If you ship floating licenses, install the server binaries and license file on the server node. The server license file doesn’t need to be modified.
Nothing in this set of recommendations requires the use of environment variables, and the install-time editing of license files is kept to a minimum (No editing of license files for nodelocked licenses, and only the server hostname needs to be set on the client side for floating licenses).
Details:
During development:
- establish a directory in your installed product tree for license file(s). This could be the same directory where your product is installed.
- Pass the directory from the step above as the first argument to rlm_init().
When you ship a nodelocked license:
- If you are shipping uncounted or single node-locked licenses, put the actual licenses into the license file.
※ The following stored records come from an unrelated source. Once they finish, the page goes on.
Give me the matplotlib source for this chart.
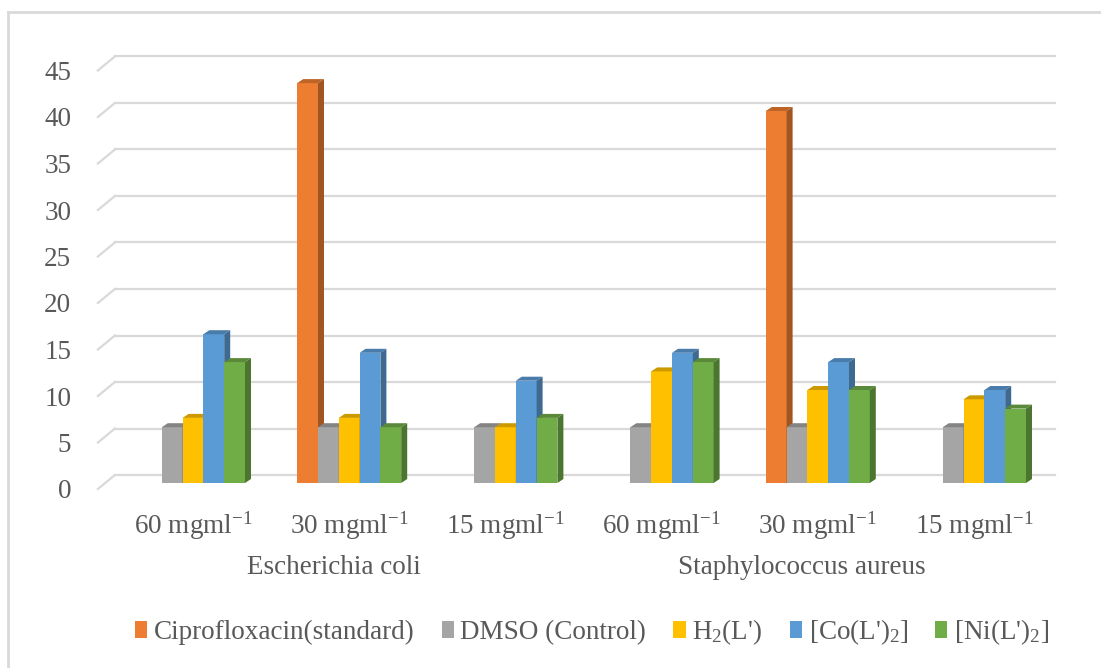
import numpy as np
import matplotlib
matplotlib.use("Agg")
import matplotlib.pyplot as plt
from matplotlib.patches import Patch
from matplotlib.colors import to_rgb
from matplotlib.lines import Line2D

# fonts: Times-like serif everywhere, mathtext for the sub/superscripts
plt.rcParams['font.family'] = ['Liberation Serif', 'DejaVu Serif']
plt.rcParams['mathtext.fontset'] = 'custom'
plt.rcParams['mathtext.rm'] = 'Liberation Serif'
plt.rcParams['mathtext.it'] = 'Liberation Serif:italic'

text_color = '#595959'
grid_color = '#d9d9d9'

# zone of inhibition (mm) per concentration, two organisms
concentrations = ['60 mgml$^{-1}$', '30 mgml$^{-1}$', '15 mgml$^{-1}$',
                  '60 mgml$^{-1}$', '30 mgml$^{-1}$', '15 mgml$^{-1}$']
organisms = ['Escherichia coli', 'Staphylococcus aureus']
series_names = ['Ciprofloxacin(standard)', 'DMSO (Control)', 'H$_2$(L\')',
                '[Co(L\')$_2$]', '[Ni(L\')$_2$]']
cipro = [0, 43, 0, 0, 40, 0]
dmso = [6, 6, 6, 6, 6, 6]
h2l = [7, 7, 6, 12, 10, 9]
co_l2 = [16, 14, 11, 14, 13, 10]
ni_l2 = [13, 6, 7, 13, 10, 8]
colors = ['#ED7D31', '#A5A5A5', '#FFC000', '#5B9BD5', '#70AD47']
yticks = [0, 5, 10, 15, 20, 25, 30, 35, 40, 45]

series = [cipro, dmso, h2l, co_l2, ni_l2]

W, H = 1101, 668
fig = plt.figure(figsize=(W / 100, H / 100), dpi=100)

# pixel scales of the plot (x: one category, y: one mm)
px_x, px_y = 156.2, 9.3
x_lo, x_hi = -0.62, 5.55
y_lo, y_hi = -2.0, 47.0
left_px, base_px = 193 - 0.62 * px_x, 483 + 2.0 * px_y
ax = fig.add_axes([left_px / W, (H - base_px) / H,
                   (x_hi - x_lo) * px_x / W, (y_hi - y_lo) * px_y / H])
ax.set_xlim(x_lo, x_hi)
ax.set_ylim(y_lo, y_hi)
for s in ax.spines.values():
    s.set_visible(False)

# 3D-looking depth
back_dy = 8 / px_y      # back wall sits above the bar base
front_dy = -6 / px_y    # front end of the wall slant
wall_dx = 17 / px_x
bar_dx, bar_dy = 6 / px_x, 4 / px_y
bw = 20.8 / px_x


def shade(c, f):
    r, g, b = to_rgb(c)
    return (r * f, g * f, b * f)


# back wall gridlines with the slanted floor/side edge
for v in yticks:
    ax.plot([-0.5, 5.52], [v + back_dy, v + back_dy], color=grid_color, lw=1.6, zorder=1)
    ax.plot([-0.5 - wall_dx, -0.5], [v + front_dy, v + back_dy],
            color=grid_color, lw=1.6, zorder=1)

x = np.arange(len(concentrations))
z = 2
for i in x:
    for j, vals in enumerate(series):
        v = vals[i]
        if v <= 0:
            continue
        c = colors[j]
        x0 = i + (j - 2.5) * bw
        x1 = x0 + bw
        ax.bar(x0, v, width=bw, align='edge', color=c, lw=0, zorder=z)
        # top face
        ax.fill([x0, x1, x1 + bar_dx, x0 + bar_dx], [v, v, v + bar_dy, v + bar_dy],
                color=shade(c, 0.8), lw=0, zorder=z)
        # side face
        ax.fill([x1, x1 + bar_dx, x1 + bar_dx, x1], [0, bar_dy, v + bar_dy, v],
                color=shade(c, 0.68), lw=0, zorder=z)
        z += 1

ax.set_yticks([v + front_dy for v in yticks])
ax.set_yticklabels([str(v) for v in yticks])
ax.set_xticks(x)
ax.set_xticklabels(concentrations)
ax.tick_params(axis='y', length=0, pad=18, labelsize=19.5, labelcolor=text_color)
ax.tick_params(axis='x', length=0, pad=6, labelsize=19.5, labelcolor=text_color)

# organism names under each block of three concentrations
for k, name in enumerate(organisms):
    ax.text(3 * k + 1 - 0.1, (483 - 568) / px_y, name, ha='center', va='center',
            fontsize=19.5, color=text_color, clip_on=False)

handles = [Patch(facecolor=c, edgecolor='none') for c in colors]
fig.legend(handles, series_names, loc='center', bbox_to_anchor=(592 / W, 1 - 632 / H),
           ncol=5, frameon=False, fontsize=19.5, labelcolor=text_color,
           handlelength=0.45, handleheight=0.55, handletextpad=0.25,
           columnspacing=1.0, borderpad=0)

# chart area border (top and left edges)
fig.add_artist(Line2D([8 / W, 1], [1 - 12 / H, 1 - 12 / H], color='#d9d9d9', lw=2,
                      transform=fig.transFigure))
fig.add_artist(Line2D([8 / W, 8 / W], [0, 1 - 12 / H], color='#d9d9d9', lw=2,
                      transform=fig.transFigure))

fig.savefig('out.png', dpi=100)
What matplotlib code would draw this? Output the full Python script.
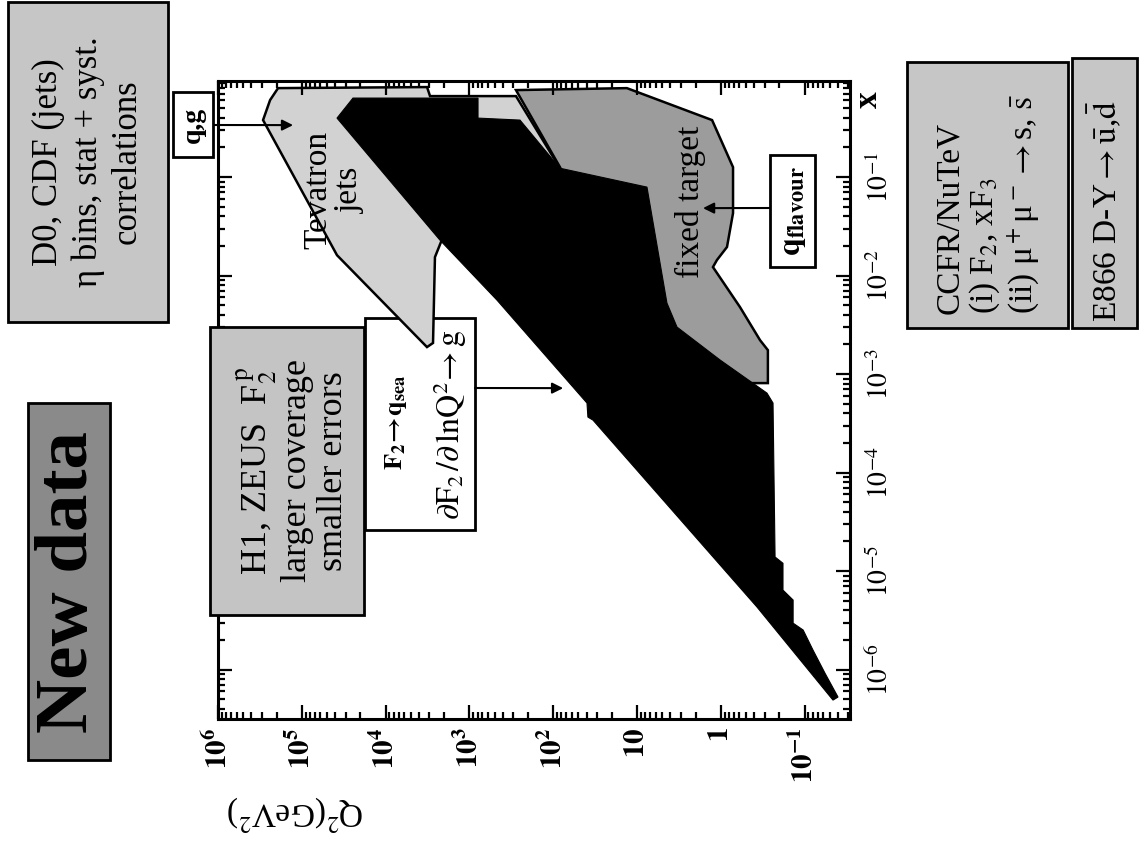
import matplotlib
matplotlib.use("Agg")
import matplotlib.pyplot as plt
import matplotlib.ticker as ticker
from matplotlib.patches import Rectangle

plt.rcParams['font.family'] = ['Liberation Serif', 'DejaVu Serif']
plt.rcParams['mathtext.fontset'] = 'stix'

# Cobertura H1 / ZEUS (Q2 en GeV^2, x de Bjorken)
hera_q2 = [3.8e4, 2.45e4, 789, 789, 249, 83.0, 7.6, 4.39, 3.33, 1.02,
           0.281, 0.238, 0.225, 0.181, 0.181, 0.137, 0.137, 0.104, 0.0794, 0.0571,
           0.0399, 0.0458, 0.370, 33.5, 38.5, 39.5, 469, 2244]
hera_x = [0.397, 0.634, 0.634, 0.397, 0.379, 0.123, 0.0791, 5.26e-3, 3.0e-3, 1.39e-3,
          6.41e-4, 5.08e-4, 1.39e-5, 1.20e-5, 6.41e-6, 5.08e-6, 2.96e-6, 2.52e-6, 1.58e-6, 9.2e-7,
          5.26e-7, 4.9e-7, 4.32e-6, 3.41e-4, 3.66e-4, 5.08e-4, 5.64e-3, 0.0229]

# Jets del Tevatron
tev_q2 = [1.92e5, 3.2e3, 2.95e3, 278, 83, 2183, 2576, 2716, 3206, 3.8e4, 2.9e5, 2.39e5]
tev_x = [0.80, 0.82, 0.664, 0.664, 0.123, 0.0219, 0.0154, 2.07e-3, 1.88e-3, 0.0161, 0.379, 0.605]

# Experiments de blanc fix
fix_q2 = [278, 13.2, 1.27, 0.714, 0.714, 0.843, 1.11, 1.24, 0.590, 0.340,
          0.274, 0.274, 1.77, 27.7, 83]
fix_x = [0.764, 0.80, 0.379, 0.126, 0.0431, 0.0195, 0.0144, 0.0122, 4.79e-3, 2.21e-3,
         1.75e-3, 8.1e-4, 8.1e-4, 0.0182, 0.126]

q2_ticks = [1e6, 1e5, 1e4, 1e3, 1e2, 10, 1, 0.1]
q2_labels = [r'$\mathbf{10^{6}}$', r'$\mathbf{10^{5}}$', r'$\mathbf{10^{4}}$', r'$\mathbf{10^{3}}$',
             r'$\mathbf{10^{2}}$', r'$\mathbf{10}$', r'$\mathbf{1}$', r'$\mathbf{10^{-1}}$']
x_ticks = [1e-6, 1e-5, 1e-4, 1e-3, 1e-2, 1e-1]
x_labels = [r'$10^{-6}$', r'$10^{-5}$', r'$10^{-4}$', r'$10^{-3}$', r'$10^{-2}$', r'$10^{-1}$']

# punts on apunten les fletxes
qg_point = (1.27e5, 0.337)
sea_point = (76, 7.2e-4)
flav_point = (1.63, 0.0484)

W, H = 1139, 841


def fx(X):
    return X / W


def fy(Y):
    return 1 - Y / H


def caixa(X0, Y0, X1, Y1, color, where=None, z=1):
    r = Rectangle((fx(X0), fy(Y1)), (X1 - X0) / W, (Y1 - Y0) / H,
                  transform=fig.transFigure, facecolor=color, edgecolor='black',
                  linewidth=2, zorder=z, clip_on=False)
    if where is None:
        fig.add_artist(r)
    else:
        where.add_patch(r)


fig = plt.figure(figsize=(W / 100, H / 100), dpi=100)
ax = fig.add_axes([fx(218), fy(719), (850 - 218) / W, (719 - 81) / H])

ax.set_xscale('log')
ax.set_yscale('log')
ax.set_xlim(1e6, 0.0287)
ax.set_ylim(3.15e-7, 0.945)

ax.fill(tev_q2, tev_x, facecolor='#d2d2d2', edgecolor='black', linewidth=1.8, zorder=1)
ax.fill(fix_q2, fix_x, facecolor='#9c9c9c', edgecolor='black', linewidth=1.8, zorder=1.5)
ax.fill(hera_q2, hera_x, facecolor='black', edgecolor='black', linewidth=0.8, zorder=2)

ax.xaxis.set_major_locator(ticker.FixedLocator(q2_ticks))
ax.xaxis.set_major_formatter(ticker.FixedFormatter(q2_labels))
ax.yaxis.set_major_locator(ticker.FixedLocator(x_ticks))
ax.yaxis.set_major_formatter(ticker.FixedFormatter(x_labels))
for axis in (ax.xaxis, ax.yaxis):
    axis.set_minor_locator(ticker.LogLocator(base=10, subs=range(2, 10), numticks=30))
    axis.set_minor_formatter(ticker.NullFormatter())

ax.tick_params(which='both', direction='in', top=True, right=True, bottom=True, left=True,
               labelleft=False, labelright=True, width=1.6, color='black')
ax.tick_params(which='major', length=10)
ax.tick_params(which='minor', length=5)
ax.tick_params(axis='x', which='major', pad=6, labelsize=21)
ax.tick_params(axis='y', which='major', pad=12, labelsize=20)
for lab in ax.get_xticklabels():
    lab.set_rotation(90)
for lab in ax.get_yticklabels():
    lab.set_rotation(90)
    lab.set_va('center')
for s in ax.spines.values():
    s.set_linewidth(2.2)

# caixa blanca del F2, per sota de les regions
caixa(365, 318, 475, 530, 'white', where=ax, z=0.5)

arrow = dict(arrowstyle='-|>', color='black', lw=1.5, mutation_scale=16, shrinkA=0, shrinkB=0)
ax.annotate('', xy=qg_point, xycoords='data', xytext=(fx(213), fy(125)),
            textcoords='figure fraction', arrowprops=arrow, annotation_clip=False)
ax.annotate('', xy=sea_point, xycoords='data', xytext=(fx(475), fy(388)),
            textcoords='figure fraction', arrowprops=arrow, annotation_clip=False)
ax.annotate('', xy=flav_point, xycoords='data', xytext=(fx(770), fy(208)),
            textcoords='figure fraction', arrowprops=arrow, annotation_clip=False)

# caixes de text
caixa(8, 2, 168, 322, '#c6c6c6')
caixa(28, 403, 110, 760, '#8a8a8a')
caixa(173, 92, 213, 157, 'white')
caixa(210, 327, 364, 615, '#c4c4c4')
caixa(770, 155, 815, 267, 'white')
caixa(907, 62, 1068, 328, '#c6c6c6')
caixa(1072, 58, 1137, 328, '#c6c6c6')

rot = dict(rotation=90, ha='center', va='center', multialignment='center')
fig.text(fx(88), fy(162), 'D0, CDF (jets)\nη bins, stat + syst.\ncorrelations',
         fontsize=25, linespacing=1.25, **rot)
fig.text(fx(69), fy(582), 'New data', fontsize=54, fontweight='bold', **rot)
fig.text(fx(193), fy(125), 'q,g', fontsize=20, fontweight='bold', **rot)
fig.text(fx(292), fy(471), 'H1, ZEUS  F$_2^{\\,\\mathrm{p}}$\nlarger coverage\nsmaller errors',
         fontsize=26, linespacing=1.1, **rot)
fig.text(fx(396), fy(422), r'$\mathbf{F_2\!\rightarrow\!q_{sea}}$', fontsize=19, **rot)
fig.text(fx(450), fy(425), r'$\partial\mathrm{F}_2\,/\partial\,\mathrm{lnQ}^2\!\rightarrow\mathrm{g}$',
         fontsize=23, **rot)
fig.text(fx(334), fy(190), 'Tevatron\njets', fontsize=24, linespacing=1.05, **rot)
fig.text(fx(690), fy(202), 'fixed target', fontsize=24, **rot)
fig.text(fx(793), fy(211), r'$\mathbf{q}_{\mathbf{flavour}}$', fontsize=23, **rot)
fig.text(fx(868), fy(100), 'x', fontsize=24, fontweight='bold', **rot)

fig.text(fx(988), fy(314),
         'CCFR/NuTeV\n(i) F$_2$, xF$_3$\n(ii) μ$^+$μ$^-$$\\rightarrow$s, $\\bar{\\mathrm{s}}$',
         fontsize=24, rotation=90, ha='center', va='bottom', multialignment='left',
         linespacing=1.1)
fig.text(fx(1105), fy(322), r'E866 D-Y$\rightarrow\bar{\mathrm{u}}$,$\bar{\mathrm{d}}$',
         fontsize=24, rotation=90, ha='center', va='bottom')

fig.text(fx(295), fy(813), r'Q$^2$(GeV$^2$)', fontsize=24, rotation=180, ha='center', va='center')

fig.savefig('out.png', dpi=100)
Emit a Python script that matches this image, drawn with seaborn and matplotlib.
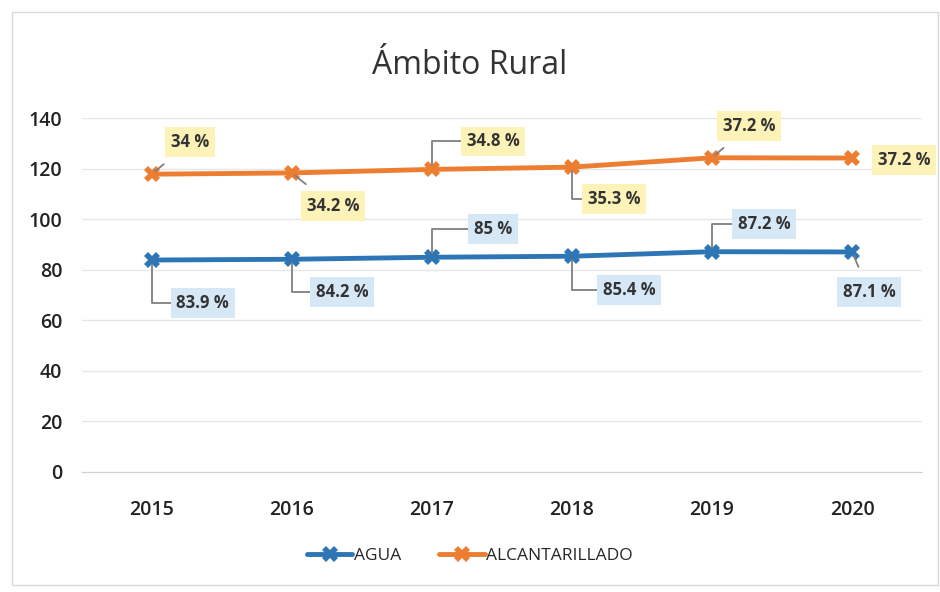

Install in the default directory. You’re done.
When you ship a floating license:
- If you are shipping floating licenses, use a single HOST line in the license file for the client side. Use the default RLM port (5053) – which means you do not need a port number in this license file, and fill in the hostname with the name of the server computer at installation time. This license file should look like this:
HOST server-hostname
- On the server node, place the rlm binary, your ISVsettings file (or ISV server binary), and the license file in a directory. This license file should have the real, signed licenses. The server hostname in this file can be “localhost”, meaning that it doesn’t have to be edited by the end-user. The server license file’s first two lines should look like this:
- HOST localhost hostid
ISV your-isvname
By configuring the license file this way, it does not need to be edited by your customer. These lines tell RLM to:
- use the default port (5053)
- use the ISV server settings or binary from the same directory as the rlm binary
Of course, you would include all your signed LICENSE lines in this file as well.
- Start the rlm server from the directory in the step above
If your customer already has another RLM server running:
- Install your ISV settings or server binary and the license file in the same directory as the other product’s copy of the server binaries and license files, and do a “reread” operation on the running rlm. That’s it, however:
- If your version of RLM is newer than the installed version, update the installed version to your version, then shut down the running rlm and start the new one.
If you ship new, additional licenses to your customer:
- Put the new license file in the same directory as the old one. If they are nodelocked licenses, put them on the client system. If they are floating licenses, put them into the directory with your other licenses and do an rlmreread on the license server.